In the world of con men and grifters, it’s the “Outsideman”
who lures the unsuspecting victim into the scam. He’s
the one with the pretty face, the one who gets the Mark to trust
him, the pointman for an honorably dishonorable profession.
The Outsideman is the first face the Mark gets to know, the
first face the Mark comes to trust, and the first face the Mark
goes looking for when things go wrong. For Vegas Jackman, a
young and inexperienced con man, things go wrong… a lot.

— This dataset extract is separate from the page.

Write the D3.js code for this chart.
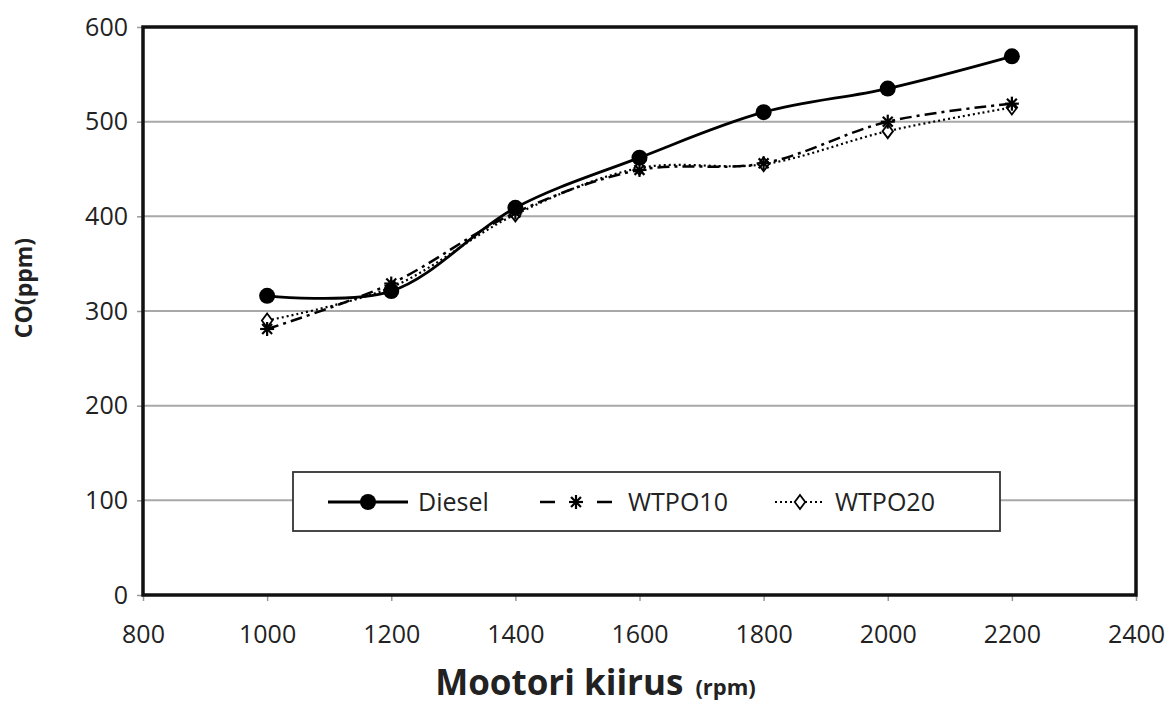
<!DOCTYPE html>
<html>
<head>
<meta charset="utf-8">
<script src="https://cdn.jsdelivr.net/npm/d3@7"></script>
<style>
  body { margin: 0; background: #fff; }
  svg text { font-family: "Open Sans", "Noto Sans", sans-serif; fill: #222; }
</style>
</head>
<body>
<div id="chart"></div>
<script>
// data
var rpm = [1000, 1200, 1400, 1600, 1800, 2000, 2200];
var diesel = [316, 321, 409, 462, 510, 535, 569];
var wtpo10 = [281, 329, 404, 449, 456, 500, 519];
var wtpo20 = [290, 325, 402, 451, 455, 490, 515];
var x_ticks = [800, 1000, 1200, 1400, 1600, 1800, 2000, 2200, 2400];
var y_ticks = [0, 100, 200, 300, 400, 500, 600];
var series_names = ['Diesel', 'WTPO10', 'WTPO20'];

var margin = { top: 27, right: 37, bottom: 109, left: 143 },
    width = 1173 - margin.left - margin.right,
    height = 704 - margin.top - margin.bottom;

var svg = d3.select('#chart').append('svg')
    .attr('width', 1173)
    .attr('height', 704)
  .append('g')
    .attr('transform', 'translate(' + margin.left + ',' + margin.top + ')');

var x = d3.scaleLinear().domain([800, 2400]).range([0, width]);
var y = d3.scaleLinear().domain([0, 600]).range([height, 0]);

// gridlines
svg.selectAll('.grid')
    .data(y_ticks.filter(d => d > 0 && d < 600))
    .enter()
    .append('line')
        .attr('x1', 0).attr('x2', width)
        .attr('y1', d => y(d)).attr('y2', d => y(d))
        .attr('stroke', '#a8a8a8')
        .attr('stroke-width', 2);

// axes
var yaxis = svg.append('g')
    .call(d3.axisLeft(y).tickValues(y_ticks).tickFormat(d3.format('d')).tickSize(6).tickPadding(9));
var xaxis = svg.append('g')
    .attr('transform', `translate(0,${height})`)
    .call(d3.axisBottom(x).tickValues(x_ticks).tickFormat(d3.format('d')).tickSize(6).tickPadding(24));
[yaxis, xaxis].forEach(function (a) {
    a.select('.domain').remove();
    a.selectAll('line').attr('stroke', '#999').attr('stroke-width', 1.5);
    a.selectAll('text').style('font-size', '25px').attr('fill', '#222');
});

// frame
svg.append('rect')
    .attr('x', 0).attr('y', 0)
    .attr('width', width).attr('height', height)
    .attr('fill', 'none')
    .attr('stroke', '#111')
    .attr('stroke-width', 3.5);

var line = d3.line()
    .x((d, i) => x(rpm[i]))
    .y(d => y(d))
    .curve(d3.curveCatmullRom.alpha(0.5));

var styles = [
    { data: diesel, dash: null, width: 2.8 },
    { data: wtpo10, dash: '12,5,3,5', width: 2.5 },
    { data: wtpo20, dash: '2,3', width: 2.2 }
];

styles.slice().reverse().forEach(function (s) {
    svg.append('path')
        .attr('d', line(s.data))
        .attr('fill', 'none')
        .attr('stroke', '#000')
        .attr('stroke-width', s.width)
        .attr('stroke-dasharray', s.dash);
});

function star(g, cx, cy, r) {
    [0, 45, 90, 135].forEach(function (a) {
        var rad = a * Math.PI / 180;
        g.append('line')
            .attr('x1', cx - r * Math.cos(rad)).attr('y1', cy - r * Math.sin(rad))
            .attr('x2', cx + r * Math.cos(rad)).attr('y2', cy + r * Math.sin(rad))
            .attr('stroke', '#000').attr('stroke-width', 2.2);
    });
}
function diamond(g, cx, cy, r) {
    g.append('path')
        .attr('d', `M${cx},${cy - r}L${cx + r * 0.75},${cy}L${cx},${cy + r}L${cx - r * 0.75},${cy}Z`)
        .attr('fill', '#fff')
        .attr('stroke', '#000')
        .attr('stroke-width', 1.8);
}

// markers
var mk = svg.append('g');
wtpo20.forEach((d, i) => diamond(mk, x(rpm[i]), y(d), 7));
wtpo10.forEach((d, i) => star(mk, x(rpm[i]), y(d), 7));
mk.selectAll('.dot')
    .data(diesel)
    .enter()
    .append('circle')
        .attr('cx', (d, i) => x(rpm[i]))
        .attr('cy', d => y(d))
        .attr('r', 8)
        .attr('fill', '#000');

// legend
var lg = svg.append('g').attr('transform', `translate(${293 - margin.left},${472 - margin.top})`);
lg.append('rect')
    .attr('width', 707).attr('height', 59)
    .attr('fill', '#fff')
    .attr('stroke', '#333')
    .attr('stroke-width', 1.8);
var leg_x = [[35, 115], [247, 319], [482, 532]];
var text_x = [125, 335, 542];
series_names.forEach(function (name, i) {
    var s = styles[i];
    lg.append('line')
        .attr('x1', leg_x[i][0]).attr('x2', leg_x[i][1])
        .attr('y1', 30).attr('y2', 30)
        .attr('stroke', '#000')
        .attr('stroke-width', s.width)
        .attr('stroke-dasharray', i == 1 ? '15,42' : s.dash);
    var mx = (leg_x[i][0] + leg_x[i][1]) / 2;
    if (i == 0) lg.append('circle').attr('cx', mx).attr('cy', 30).attr('r', 8).attr('fill', '#000');
    if (i == 1) star(lg, mx, 30, 7);
    if (i == 2) diamond(lg, mx, 30, 7);
    lg.append('text')
        .attr('x', text_x[i]).attr('y', 30)
        .attr('dy', '0.35em')
        .style('font-size', '25px')
        .text(name);
});

// axis titles
var xt = svg.append('text')
    .attr('x', width / 2 - 44)
    .attr('y', height + 100)
    .attr('text-anchor', 'middle')
    .style('font-weight', 'bold');
xt.append('tspan').style('font-size', '35px').text('Mootori kiirus');
xt.append('tspan').attr('dx', 12).style('font-size', '22px').text('(rpm)');

svg.append('text')
    .attr('transform', `translate(${24 - margin.left},${288 - margin.top}) rotate(-90)`)
    .attr('text-anchor', 'middle')
    .attr('dy', '0.35em')
    .style('font-size', '23px')
    .style('font-weight', 'bold')
    .text('CO(ppm)');
</script>
</body>
</html>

Cocky, with a bit of flash, the young grifter finds himself
on the run after yet another con goes bad. High-tailing it out
of St. Louis, Vegas seeks the help of his father, an expert
in the art of the Big Con. But things go from bad to worse when
his father is killed by Victor Lucien, the ruthless mob boss
who rules Kansas City with a blood-soaked iron fist. Now, the
game has gotten personal, and Vegas wants to get revenge the
only way he knows how – by completing the con his father
never got to finish.
But Vegas can’t do it alone. He needs help, and the only
kind he can find is from Conrad Coleman, his father’s
washed-up, over-the-hill former partner in crime. The two men
have their work cut out for them. Between a cold-blooded hit
man, a beautiful femme fatale, an obsessive-compulsive gangster,
a libertarian police chief, a homicidal drug dealer having a
bad hair day, and the cold, calculating ruthlessness of Vegas’s
wily mark, things are going to be far from easy.
Amongst plots and counterplots, double-crosses and betrayals,
the con men and the mark are not as easy to discern as they
are at a poker table. In the end, the odds may favor the house,
but the Outsideman could take home the jackpot.